Problems With Hydrogen As A Fuel
Everywhere we turn, we are bombarded with messages in the media advising us as to the invariably precarious future of fossil fuels, how current levels of demand and consumption are no longer sustainable and cannot be maintained.
It is a sobering reality to be sure and what makes it even more so is the fact that there remains very little in the way of proper, reliable alternative fuel sources. At the moment, because there has been such a reliance upon fossil fuels, research into different energy sources has atrophied and stagnated.
As such then, this means that whilst there are various different forms of alternate energy available, they are all very much in the infancy of their lifecycle and as such then, riddled with design flaws and plagued by limitations that hinder their overall usefulness.
Hydrogen has been proposed as an alternate fuel source because it produces even more energy than petrol and fossil fuel based products; and produces absolutely no atmospheric pollutants at all, nor does it possess or pose any of the carcinogenic properties associated with petrol or ethanol.
However, the major drawback at present associated with hydrogen as a viable energy source is the lack of proper infrastructure to produce it on a meaningfully wide-scale, at least, without incurring substantial production of pollutants.
The production of hydrogen as an energy source can be broken down into two discrete categories which are as follows:
Here, an electrical current is applied to water, which results in the separation of the two elements of water, Hydrogen and Oxygen to become polarized to negative and positive electrodes respectively. From there, the hydrogen product is then separated from the oxygen and utilised.

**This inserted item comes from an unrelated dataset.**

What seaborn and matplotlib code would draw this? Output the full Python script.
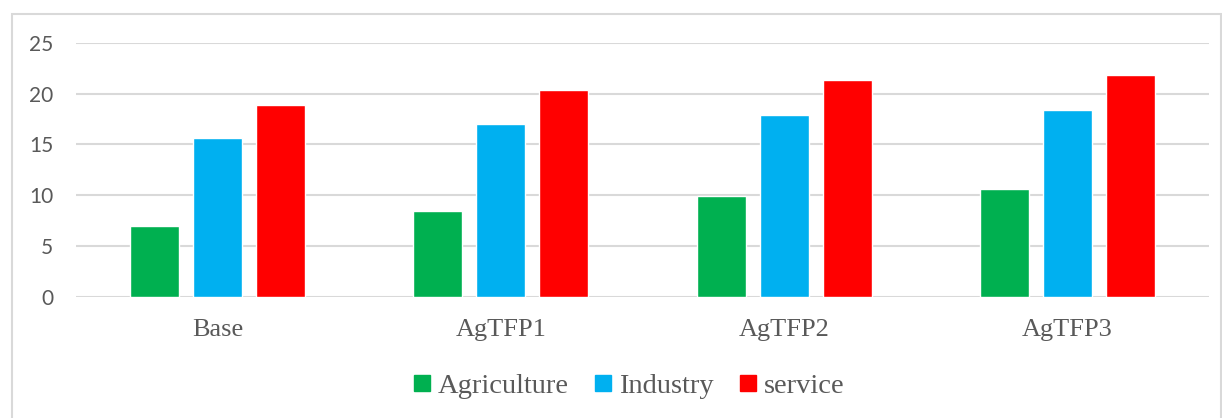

However, the problem here is that an electrical current has to be applied in order to decompose the water sufficiently enough to allow the hydrogen to exist in a separate state. Given that the bulk of electricity is already produced as a by-product of fossil fuel burning; this means that we are incurring substantial pollution anyway and reducing the fossil fuel stock to get the hydrogen.
Steam and coal
The other primary method by which hydrogen is synthesised for the purposes of fuel production is via the reaction of steam with coal or gas. Just like the electrical hydrolysis, we are left with the unfortunate reality of having to utilise fossil fuels which are finite to produce hydrogen.